President update: 26th May
With our Spring Seminar and AGM on Thursday, I’ve come to my final week as ADEPT President. What a strange year it has been. Apart from travelling to the Bristol Bath Railway Path to be interviewed for Countryfile about sustainable travel, my whole presidency has been done from my house. That makes me the lowest carbon president ever – which seems appropriate in a year that will end with COP26.
Despite so many of us working either solely or mostly from home, we have seen the reach and impact of ADEPT grow significantly, along with an increase in membership. With Covid having brought the importance of place and place services to the fore, we’ve been working with more partners and developed stronger partnerships with others. Online meetings have enabled the Leadership Team to meet more often, and we’ve had greater attendance and participation at national / regional board and working group meetings, which has been most welcome. As you know, we have started a new Planning Working Group chaired by Plymouth City Council’s Paul Barnard. Increased interest across the country has also meant we’ve been able to restart our Yorkshire and Humber Board with Karl Battersby from North Yorkshire County Council as interim Chair, and set up a new North West Board with Angela Jones from Cumbria County Council as Chair. I’d like to thank our new Chairs and welcome everyone participating. Please contact Hannah Bartram if you’d like more information.
I’m immensely proud of the role that place directors and their teams have played in tackling Covid and supporting colleagues in Public Health. I can see how this has started to change our thinking about how people and place interact, as well as the inequalities that our people face. Place directors need to work ever more collaboratively with directors of Children Services, Adult Services and Public Health to make sure place shaping and management is helping to tackle inequalities and reducing long term revenue pressure on health and social care services.
We also need to continue to argue for the involvement of our people in local place shaping and management – local democracy is inextricably linked with improving the lives of local people and the places they live and work in. We need to continue to encourage and demonstrate to government that involving local people in decisions that affect their lives and places is in the national interest.
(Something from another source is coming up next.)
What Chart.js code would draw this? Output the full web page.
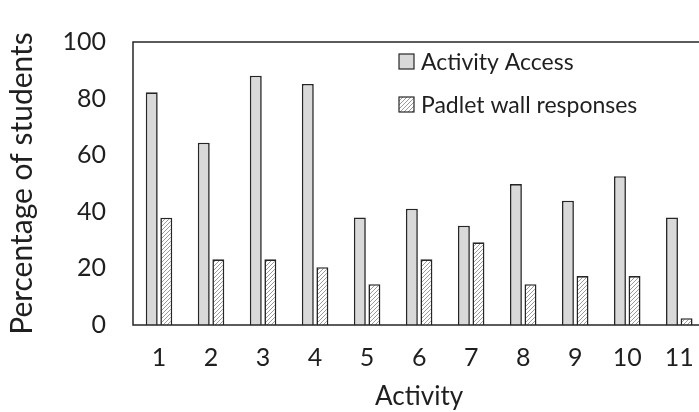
<!DOCTYPE html>
<html>
<head>
<meta charset="utf-8">
<script src="https://cdn.jsdelivr.net/npm/chart.js@4.4.1/dist/chart.umd.min.js"></script>
<style>
  html, body { margin: 0; padding: 0; background: #ffffff; overflow: hidden; }
  #wrap { width: 712px; height: 412px; }
  canvas { display: block; }
</style>
</head>
<body>
<div id="wrap"><canvas id="chart" width="712" height="412"></canvas></div>
<script>
// Activities shown along the x axis
const categories = ['1', '2', '3', '4', '5', '6', '7', '8', '9', '10', '11'];
// Share of students (%) who accessed each activity
const activityAccess = [82.2, 64.4, 88.1, 85.2, 38.0, 41.1, 35.1, 49.8, 43.9, 52.6, 38.0];
// Share of students (%) who posted on the Padlet wall
const padletResponses = [37.9, 23.2, 23.2, 20.4, 14.4, 23.2, 29.2, 14.4, 17.3, 17.3, 2.4];
// Y-axis tick values
const yTicks = [0, 20, 40, 60, 80, 100];

const seriesNames = ['Activity Access', 'Padlet wall responses'];
const INK = '#1f1f1f';
const EDGE = '#262626';

// Upward diagonal hatch used for the Padlet series
function makeHatch() {
  const s = 4;
  const c = document.createElement('canvas');
  c.width = s; c.height = s;
  const g = c.getContext('2d');
  g.fillStyle = '#ffffff';
  g.fillRect(0, 0, s, s);
  g.strokeStyle = '#9a9a9a';
  g.lineWidth = 1;
  g.beginPath();
  g.moveTo(-1, s + 1); g.lineTo(s + 1, -1);
  g.moveTo(-1, 1); g.lineTo(1, -1);
  g.moveTo(s - 1, s + 1); g.lineTo(s + 1, s - 1);
  g.stroke();
  return g.createPattern(c, 'repeat');
}

// Frame around the plot area
const frame = {
  id: 'frame',
  afterDatasetsDraw(chart) {
    const { ctx, chartArea: a } = chart;
    ctx.save();
    ctx.strokeStyle = EDGE;
    ctx.lineWidth = 1.5;
    ctx.strokeRect(a.left, a.top, a.right - a.left, a.bottom - a.top);
    ctx.restore();
  }
};

// Legend drawn inside the plot area
const insideLegend = {
  id: 'insideLegend',
  afterDraw(chart) {
    const { ctx } = chart;
    const x0 = 399, rows = [61.5, 104.5], box = 15;
    ctx.save();
    chart.data.datasets.forEach((ds, i) => {
      const y = rows[i];
      ctx.fillStyle = ds.backgroundColor;
      ctx.fillRect(x0, y - box / 2, box, box);
      ctx.strokeStyle = EDGE;
      ctx.lineWidth = 1.2;
      ctx.strokeRect(x0, y - box / 2, box, box);
      ctx.fillStyle = INK;
      ctx.font = '23px Lato';
      ctx.textAlign = 'left';
      ctx.textBaseline = 'middle';
      ctx.fillText(ds.label, x0 + 22, y + 1);
    });
    ctx.restore();
  }
};

function build() {
  const hatch = makeHatch();
  new Chart(document.getElementById('chart'), {
    type: 'bar',
    data: {
      labels: categories,
      datasets: [
        {
          label: seriesNames[0],
          data: activityAccess,
          backgroundColor: '#d9d9d9',
          borderColor: EDGE,
          borderWidth: 1.6,
          borderSkipped: 'bottom'
        },
        {
          label: seriesNames[1],
          data: padletResponses,
          backgroundColor: hatch,
          borderColor: EDGE,
          borderWidth: 1.6,
          borderSkipped: 'bottom'
        }
      ]
    },
    options: {
      responsive: false,
      animation: false,
      layout: { padding: { top: 26, right: 5, left: 0, bottom: 0 } },
      datasets: { bar: { categoryPercentage: 0.56, barPercentage: 0.82 } },
      plugins: {
        legend: { display: false },
        tooltip: { enabled: false }
      },
      scales: {
        x: {
          grid: { display: false, drawTicks: false },
          border: { display: false },
          ticks: { color: INK, font: { family: 'Lato', size: 25 }, padding: 18 },
          title: {
            display: true,
            text: 'Activity',
            color: INK,
            font: { family: 'Lato', size: 26 },
            padding: { top: 0, bottom: 0 }
          },
          afterFit(scale) { scale.height = 87; }
        },
        y: {
          min: 0,
          max: 100,
          grid: { display: false, drawTicks: false },
          border: { display: false },
          afterBuildTicks(scale) { scale.ticks = yTicks.map(v => ({ value: v })); },
          ticks: { color: INK, font: { family: 'Lato', size: 25 }, padding: 27 },
          title: {
            display: true,
            text: 'Percentage of students',
            color: INK,
            font: { family: 'Lato', size: 30 },
            padding: { top: 4, bottom: 0 }
          },
          afterFit(scale) { scale.width = 133; }
        }
      }
    },
    plugins: [frame, insideLegend]
  });
}

document.fonts.load('25px Lato').then(build, build);
</script>
</body>
</html>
If we are to deliver a green economic recovery and quality housing that will contribute to creating resilient communities able to adapt to a climate changing world – there are no short cuts.
Mark Kemp, Hannah Bartram and several Rights of Way Officers met with DfT recently to discuss potential issues presented by level crossing closures. We are working towards securing further guidance. We will also be meeting DfT to support their work to develop guidance to support the bidding process for active travel capital funding in 2021-22.
We will be launching our updated Housing Policy Position at the Spring Seminar this week, so keep an eye on the website for that, along with a High Street Recovery map. We have also been working on our response to Defra’s Consultation on the Draft Policy Statement on Environmental Principles, which we will publish and submit next week.
Live Labs has just published its third White Paper, A New Approach to Monitoring & Evaluation. Working with Proving Services, the programme has taken a collaborative approach to the process, which is a step away from the traditional audit-based, problem-finding system. The Live Labs teams have responded very positively to this innovation, which has fully embraced the programme ethos of sharing learning, transparency and collaboration. Proving Services’ Karen Farquharson has written a new blog to accompany the launch and you can read the press release here.
The second cohort from the Excellence in Place Leadership programme has published its first blog. Kate Langdon, Interim Director of Environment, Bournemouth, Christchurch and Poole has written about the first session, The Future of Place. You can find her blog, Vision building – can you map the future of place? here. I’m looking forward to our Spring Seminar this week.
There is still just time to book your place on Reimagining places: a focus on town centres & high streets, although sadly, I think you will be too late for the goody bag popcorn! We will also find out who the winners of the ADEPT Presidents Awards 2021 will be.
Finally, I must say an enormous thank you to colleagues, partners and of course ADEPT members for what has been a fantastic, if unusual, time as ADEPT President. It has been a great honour to represent you and take our work forward through such a difficult year. I wish incoming President, Paula Hewitt all the very best for her year ahead, and hopefully, with restrictions lifting, she might even be able to prise the chain of office from Darryl Eyers!
As always, keep watching our COVID-19 updates page for the latest news. Take care everyone.